Large language models (LLMs) are increasingly deployed to translate natural language questions into SQL queries through in-context learning (ICL), a technique that provides example query pairs to guide the model. However, according to a new study by researchers including Shen, Jiawei, Wan, Chengcheng, Qiao, Ruoyi, et al. (arXiv, 2025), these systems suffer from widespread correctness problems. The study, which the authors describe as the first comprehensive examination of ICL-based text-to-SQL errors, systematically analyzed four representative ICL techniques, five basic repairing methods, two benchmarks, and two LLM settings.
Scope of the Study
The research covered a broad range of configurations to capture real-world error patterns. The four ICL techniques studied include representative approaches from the literature, though the paper does not name them explicitly. The five basic repairing methods span common strategies such as re-prompting or syntax correction. Two standard benchmarks were used along with two LLM settings (likely different model sizes or temperatures). This design allowed the team to identify errors that are persistent across methods and contexts.

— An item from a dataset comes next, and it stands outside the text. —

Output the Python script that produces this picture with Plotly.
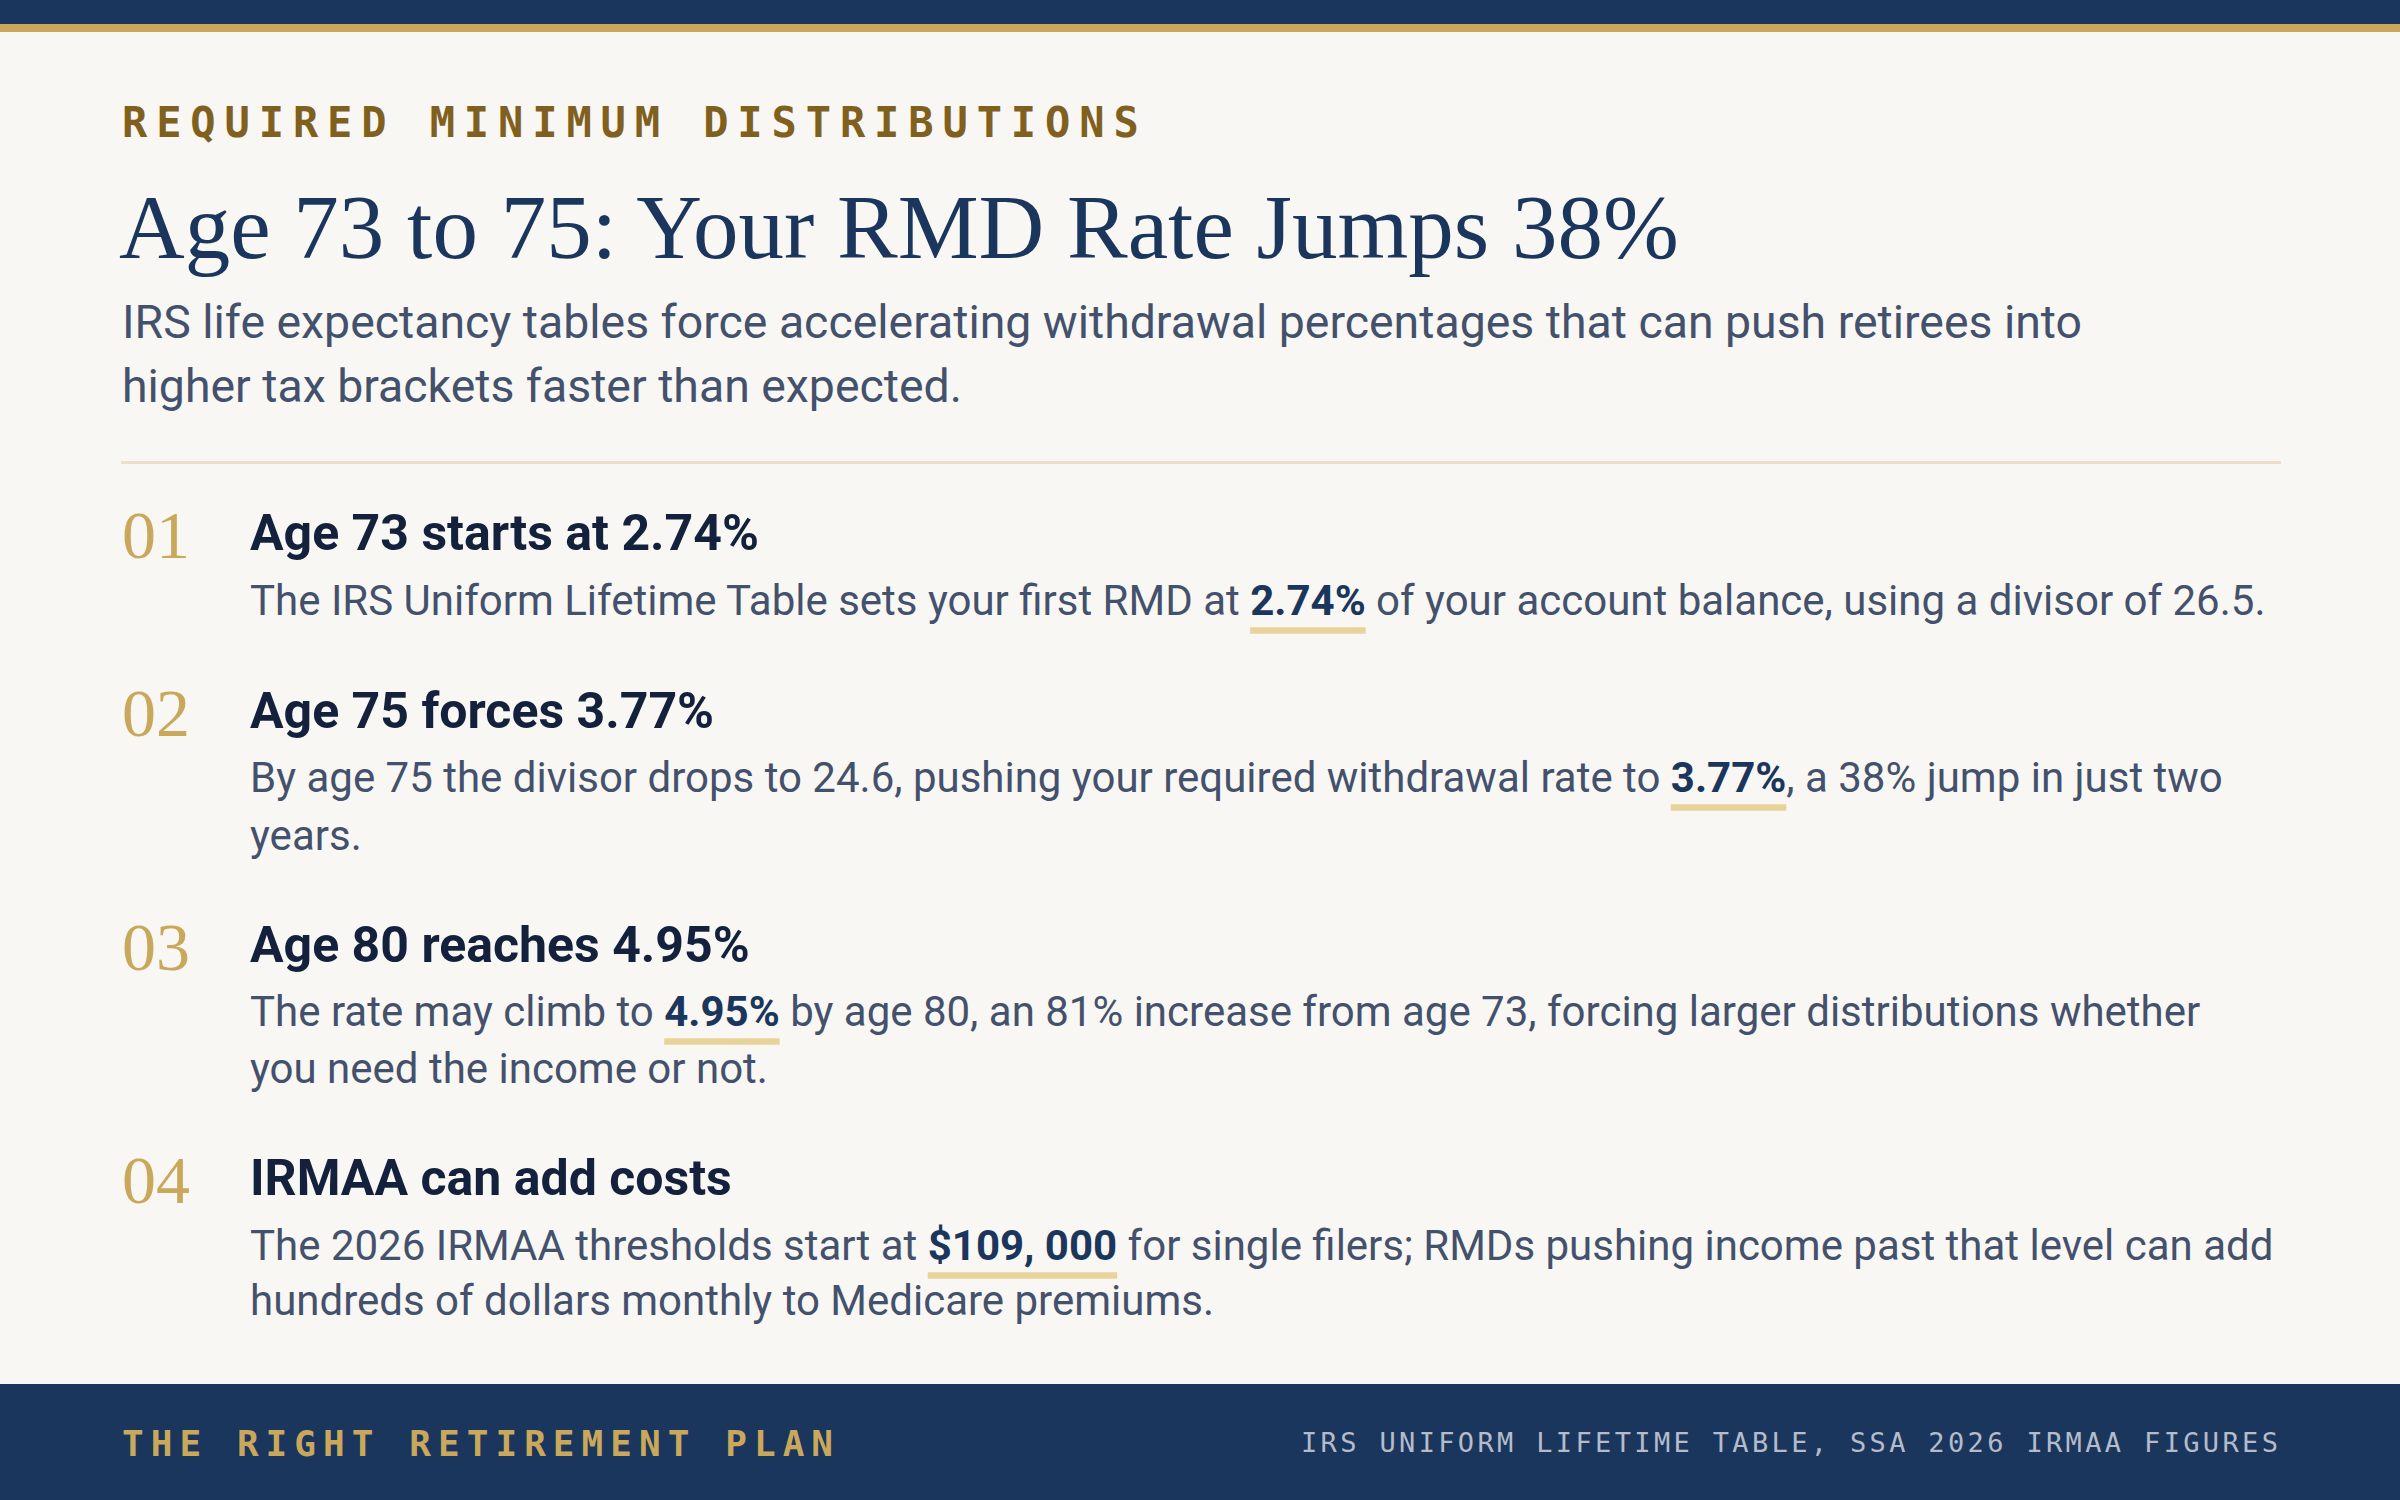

Error Categories and Types
The analysis uncovered 27 distinct error types grouped into 7 major categories. While the paper does not enumerate each type, the categories cover semantic, syntactic, and logical mistakes common when LLMs misinterpret database schemas or user intent. The authors note that errors are widespread, indicating that even advanced ICL-based text-to-SQL systems are far from reliable for production use.
Limitations of Existing Repairs
Existing repair attempts show limited correctness improvement, according to the study. The researchers found that current methods suffer from high computational overhead and produce many mis-repairs—fixes that introduce new errors or change correct queries incorrectly. This makes them impractical for enterprise environments where accuracy and speed are critical.
MapleDoctor: A New Detection and Repair Framework
To address these shortcomings, the team developed MapleDoctor, a novel framework for detecting and repairing text-to-SQL errors. MapleDoctor combines error detection with targeted repair strategies. The evaluation demonstrates:
| Metric | Existing Solutions | MapleDoctor | Improvement |
|---|---|---|---|
| Queries repaired | Baseline | +13.8% | More queries fixed |
| Mis-repairs | Common | Negligible | Fewer introduced errors |
| Repair latency | High | -67.4% | Faster repairs |
According to the paper, MapleDoctor outperforms existing solutions by repairing 13.8% more queries while introducing a negligible number of mis-repairs and reducing repair latency by 67.4%. The artifact is publicly available on GitHub, enabling replication and extension.
Implications for Enterprise Database Systems
For enterprises relying on natural language interfaces to databases—common in supply chain analytics, inventory management, and logistics—the findings highlight the gap between LLM capabilities and production reliability. Text-to-SQL errors can lead to incorrect data retrieval, flawed reporting, and costly decision-making. Tools like MapleDoctor offer a path to automated error correction, but the study underscores that manual validation remains essential. The systematic error taxonomy provides a foundation for building more robust systems, and the open-source release invites further innovation from the community.
As LLMs continue to be integrated into enterprise software, understanding and mitigating their failure modes will be critical for achieving trusted automation. This study takes a step toward that goal by quantifying the problem and proposing a practical remedy.